(The exercise)
The entries below contain a line with "Give me the TikZ source for this diagram." and a line with "(0,0) rectangle (616,624);". Retype exactly everything from the first down to the second, both included, and nothing else.

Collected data
..............................

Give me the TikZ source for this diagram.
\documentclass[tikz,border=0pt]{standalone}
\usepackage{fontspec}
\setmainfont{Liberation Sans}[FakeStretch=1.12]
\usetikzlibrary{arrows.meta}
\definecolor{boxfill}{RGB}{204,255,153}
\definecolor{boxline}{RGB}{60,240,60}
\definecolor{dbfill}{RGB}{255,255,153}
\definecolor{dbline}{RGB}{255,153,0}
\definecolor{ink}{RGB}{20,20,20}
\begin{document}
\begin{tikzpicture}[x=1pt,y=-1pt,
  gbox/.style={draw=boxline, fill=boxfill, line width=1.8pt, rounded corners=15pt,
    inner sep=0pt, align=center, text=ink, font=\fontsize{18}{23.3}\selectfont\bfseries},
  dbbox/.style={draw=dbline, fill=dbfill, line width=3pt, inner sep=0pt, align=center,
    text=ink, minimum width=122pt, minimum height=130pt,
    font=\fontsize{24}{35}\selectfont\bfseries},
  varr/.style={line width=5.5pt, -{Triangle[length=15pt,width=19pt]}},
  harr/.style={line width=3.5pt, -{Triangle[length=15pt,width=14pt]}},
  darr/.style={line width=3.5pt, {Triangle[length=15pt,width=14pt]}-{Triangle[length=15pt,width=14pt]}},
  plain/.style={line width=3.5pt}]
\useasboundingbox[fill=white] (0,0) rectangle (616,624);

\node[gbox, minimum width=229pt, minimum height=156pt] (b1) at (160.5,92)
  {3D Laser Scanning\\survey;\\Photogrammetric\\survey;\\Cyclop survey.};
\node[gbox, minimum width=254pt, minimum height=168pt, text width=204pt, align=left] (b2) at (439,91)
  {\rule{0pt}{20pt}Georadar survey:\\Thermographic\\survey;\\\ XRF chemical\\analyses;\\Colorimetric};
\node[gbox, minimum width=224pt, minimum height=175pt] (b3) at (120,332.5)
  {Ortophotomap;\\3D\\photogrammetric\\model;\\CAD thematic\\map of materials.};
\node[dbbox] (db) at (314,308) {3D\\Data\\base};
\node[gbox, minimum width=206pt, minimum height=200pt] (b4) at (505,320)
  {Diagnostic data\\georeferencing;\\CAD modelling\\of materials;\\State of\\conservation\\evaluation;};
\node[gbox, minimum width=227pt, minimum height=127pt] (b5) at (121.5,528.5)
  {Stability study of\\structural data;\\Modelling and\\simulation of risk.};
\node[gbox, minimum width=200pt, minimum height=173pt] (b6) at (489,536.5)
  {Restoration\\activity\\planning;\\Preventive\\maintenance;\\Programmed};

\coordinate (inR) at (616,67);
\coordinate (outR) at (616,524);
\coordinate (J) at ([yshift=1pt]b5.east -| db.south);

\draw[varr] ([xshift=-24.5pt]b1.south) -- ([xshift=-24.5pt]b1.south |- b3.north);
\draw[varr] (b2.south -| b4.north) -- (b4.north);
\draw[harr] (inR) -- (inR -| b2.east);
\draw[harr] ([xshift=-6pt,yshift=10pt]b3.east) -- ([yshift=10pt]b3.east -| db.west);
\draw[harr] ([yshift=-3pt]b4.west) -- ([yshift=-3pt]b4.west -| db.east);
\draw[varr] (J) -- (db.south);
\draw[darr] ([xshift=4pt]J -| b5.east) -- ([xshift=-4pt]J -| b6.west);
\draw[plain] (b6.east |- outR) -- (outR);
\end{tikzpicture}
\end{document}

..............................

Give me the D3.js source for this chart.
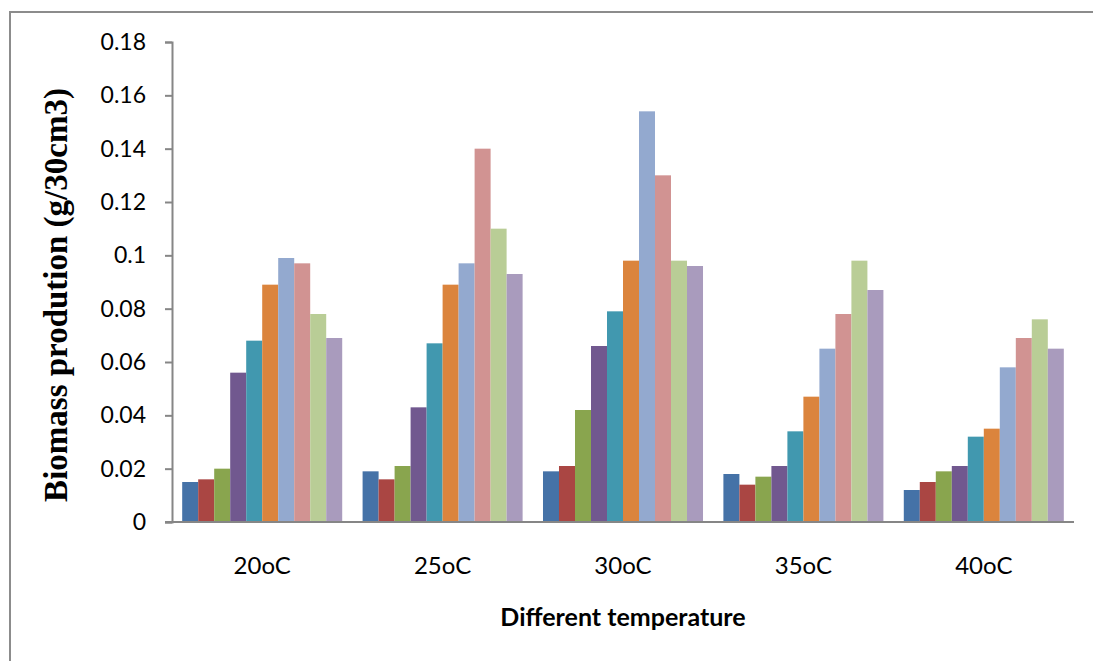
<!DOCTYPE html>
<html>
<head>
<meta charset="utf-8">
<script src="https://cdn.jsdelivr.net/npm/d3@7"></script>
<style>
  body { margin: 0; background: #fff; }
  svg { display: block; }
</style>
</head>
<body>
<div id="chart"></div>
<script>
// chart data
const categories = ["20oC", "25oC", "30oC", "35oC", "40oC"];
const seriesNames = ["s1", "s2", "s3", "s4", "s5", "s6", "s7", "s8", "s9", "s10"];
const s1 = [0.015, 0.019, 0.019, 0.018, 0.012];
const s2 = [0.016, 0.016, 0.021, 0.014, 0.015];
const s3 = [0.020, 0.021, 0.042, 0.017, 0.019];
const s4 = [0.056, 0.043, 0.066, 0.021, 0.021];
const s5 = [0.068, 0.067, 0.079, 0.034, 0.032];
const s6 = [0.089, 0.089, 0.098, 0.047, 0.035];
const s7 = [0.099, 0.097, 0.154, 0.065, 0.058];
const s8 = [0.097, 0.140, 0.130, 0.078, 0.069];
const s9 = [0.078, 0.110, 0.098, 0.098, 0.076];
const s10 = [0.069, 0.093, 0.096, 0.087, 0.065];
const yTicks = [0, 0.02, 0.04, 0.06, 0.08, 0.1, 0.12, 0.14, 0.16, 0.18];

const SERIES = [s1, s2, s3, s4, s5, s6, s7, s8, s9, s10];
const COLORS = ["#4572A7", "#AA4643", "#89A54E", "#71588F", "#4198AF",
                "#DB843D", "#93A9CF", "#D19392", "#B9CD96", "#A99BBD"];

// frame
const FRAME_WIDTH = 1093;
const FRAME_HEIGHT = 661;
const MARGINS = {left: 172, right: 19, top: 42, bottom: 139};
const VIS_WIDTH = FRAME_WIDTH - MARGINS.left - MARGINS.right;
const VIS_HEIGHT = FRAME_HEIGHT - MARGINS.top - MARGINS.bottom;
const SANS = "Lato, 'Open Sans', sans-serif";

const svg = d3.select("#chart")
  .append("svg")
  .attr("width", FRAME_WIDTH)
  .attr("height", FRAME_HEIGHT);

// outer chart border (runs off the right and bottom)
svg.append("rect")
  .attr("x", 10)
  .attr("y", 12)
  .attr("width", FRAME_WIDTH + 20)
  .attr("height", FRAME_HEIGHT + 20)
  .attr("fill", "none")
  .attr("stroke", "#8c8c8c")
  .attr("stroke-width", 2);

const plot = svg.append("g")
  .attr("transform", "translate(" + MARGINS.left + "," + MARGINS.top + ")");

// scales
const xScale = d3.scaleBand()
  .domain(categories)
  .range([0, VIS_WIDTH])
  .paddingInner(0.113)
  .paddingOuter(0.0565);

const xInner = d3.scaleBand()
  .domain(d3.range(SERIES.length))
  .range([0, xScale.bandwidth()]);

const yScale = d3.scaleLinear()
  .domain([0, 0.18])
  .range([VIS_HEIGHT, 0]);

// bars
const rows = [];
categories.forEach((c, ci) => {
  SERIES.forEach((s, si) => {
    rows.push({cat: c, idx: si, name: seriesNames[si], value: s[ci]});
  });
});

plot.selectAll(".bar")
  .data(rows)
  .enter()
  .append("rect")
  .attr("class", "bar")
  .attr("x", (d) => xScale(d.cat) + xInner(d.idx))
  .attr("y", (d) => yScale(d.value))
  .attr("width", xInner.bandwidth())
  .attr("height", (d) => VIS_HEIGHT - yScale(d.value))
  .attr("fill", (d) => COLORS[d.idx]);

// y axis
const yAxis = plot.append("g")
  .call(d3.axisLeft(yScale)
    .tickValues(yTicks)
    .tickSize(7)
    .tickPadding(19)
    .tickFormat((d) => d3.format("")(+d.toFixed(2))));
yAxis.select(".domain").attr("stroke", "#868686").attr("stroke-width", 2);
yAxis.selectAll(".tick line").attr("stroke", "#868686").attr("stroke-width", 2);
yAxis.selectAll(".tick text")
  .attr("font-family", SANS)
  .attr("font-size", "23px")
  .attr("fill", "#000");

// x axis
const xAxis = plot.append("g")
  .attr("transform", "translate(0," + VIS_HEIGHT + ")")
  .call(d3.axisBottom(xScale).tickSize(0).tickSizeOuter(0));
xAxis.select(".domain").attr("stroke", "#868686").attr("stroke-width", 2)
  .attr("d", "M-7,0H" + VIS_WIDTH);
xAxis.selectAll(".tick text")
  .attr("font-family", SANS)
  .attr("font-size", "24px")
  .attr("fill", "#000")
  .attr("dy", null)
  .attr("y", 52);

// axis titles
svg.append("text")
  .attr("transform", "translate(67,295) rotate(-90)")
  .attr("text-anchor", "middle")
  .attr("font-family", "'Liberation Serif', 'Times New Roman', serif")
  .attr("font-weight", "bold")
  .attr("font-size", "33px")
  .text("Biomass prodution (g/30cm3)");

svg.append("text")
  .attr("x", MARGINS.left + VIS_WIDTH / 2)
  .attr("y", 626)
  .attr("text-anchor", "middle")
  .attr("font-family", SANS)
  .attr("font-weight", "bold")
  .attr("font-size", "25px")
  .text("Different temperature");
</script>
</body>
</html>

..............................

(Written response)
Give me the TikZ source for this diagram.
\documentclass[tikz,border=0pt]{standalone}
\usepackage{fontspec}
\setmainfont{Liberation Sans}[FakeStretch=1.12]
\usetikzlibrary{arrows.meta}
\definecolor{boxfill}{RGB}{204,255,153}
\definecolor{boxline}{RGB}{60,240,60}
\definecolor{dbfill}{RGB}{255,255,153}
\definecolor{dbline}{RGB}{255,153,0}
\definecolor{ink}{RGB}{20,20,20}
\begin{document}
\begin{tikzpicture}[x=1pt,y=-1pt,
  gbox/.style={draw=boxline, fill=boxfill, line width=1.8pt, rounded corners=15pt,
    inner sep=0pt, align=center, text=ink, font=\fontsize{18}{23.3}\selectfont\bfseries},
  dbbox/.style={draw=dbline, fill=dbfill, line width=3pt, inner sep=0pt, align=center,
    text=ink, minimum width=122pt, minimum height=130pt,
    font=\fontsize{24}{35}\selectfont\bfseries},
  varr/.style={line width=5.5pt, -{Triangle[length=15pt,width=19pt]}},
  harr/.style={line width=3.5pt, -{Triangle[length=15pt,width=14pt]}},
  darr/.style={line width=3.5pt, {Triangle[length=15pt,width=14pt]}-{Triangle[length=15pt,width=14pt]}},
  plain/.style={line width=3.5pt}]
\useasboundingbox[fill=white] (0,0) rectangle (616,624);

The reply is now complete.